Tokoh Herman Johannes adalah contoh pribadi yang serius, tekun dan penuh tanggung jawab, pribadi yang mengutamakan kerja serta pengabdian. Hari-hari hidupnya diisi dengan berkarya, sedangkan rekreasi dan hiburan untuk kesenangan pribadi hampir-hampir terabaikan, begitu pula masa-masa indah saat remajanya yang seolah terlupakan demi kerja serta tugas-tugas yang diembannya.
Baru pada usia 43 tahun yaitu dalam bulan Mei 1955 beliau menikah dengan putri seorang raja Rote, Attie M.G. Amalo. Dari perkawinan ini beliau memperoleh 4 orang anak, masing-masing Christine, Henriette, Daniel dan Helmi.
Sampai akhir hayatnya Herman Johannes tetap rendah hati dan sederhana.
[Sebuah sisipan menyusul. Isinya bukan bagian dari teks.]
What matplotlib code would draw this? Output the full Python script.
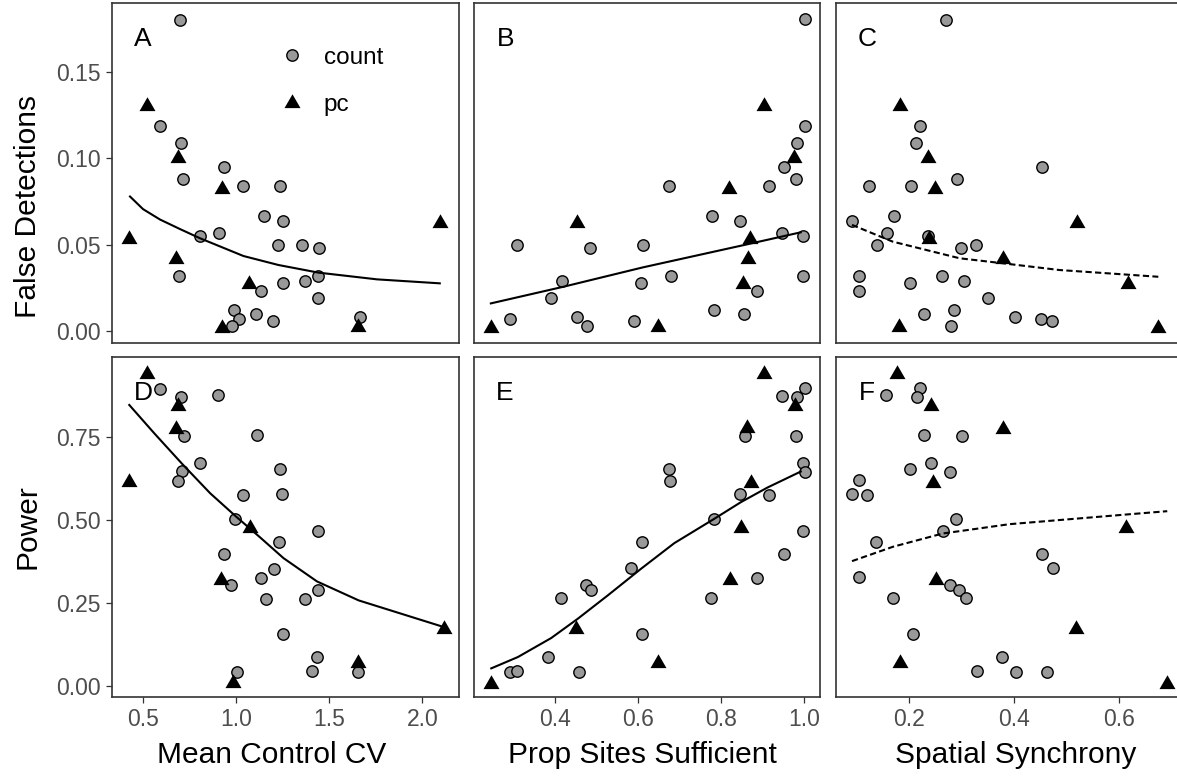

Penghargaan-penghargaan serta tanda-tanda kehormatan yang diterima dari berbagai kalangan atas karya dan jasa-jasanya tidak membuatnya menjadi tinggi hati dan angkuh. Gelar Doktor Honoris Causa dipersembahkan Universitas Gajah Mada kepadanya, Sultan Hamengku Buwono IX menganugerahi penghargaan, Keluarga Alumni Tehnik Gajah Mada (KATGAMA) mengabadikan nama Prof. DR. Ir. Herman Johannes pada sebuah jalan di kota Yogyakarta dan sebuah penghargaan untuk karya utama penelitian dalam bidang ilmu dan teknologi diberi nama Herman Johannes Award.
Pemerintah Republik Indonesia telah menganugerahinya Bintang Gerilya, Satya lencana Pejuang Kemerdekaan, Satya Lencana Wirakarya, Bintang Mahaputera, Bintang Legiun Veteran dan melalui Keputusan Presiden RI no. 80 tahun 1996 nama Herman Johannes diabadikan sebagai nama Taman Hutan Raya kawasan hutan Sisinemi-Sanam di Kabupaten Kupang.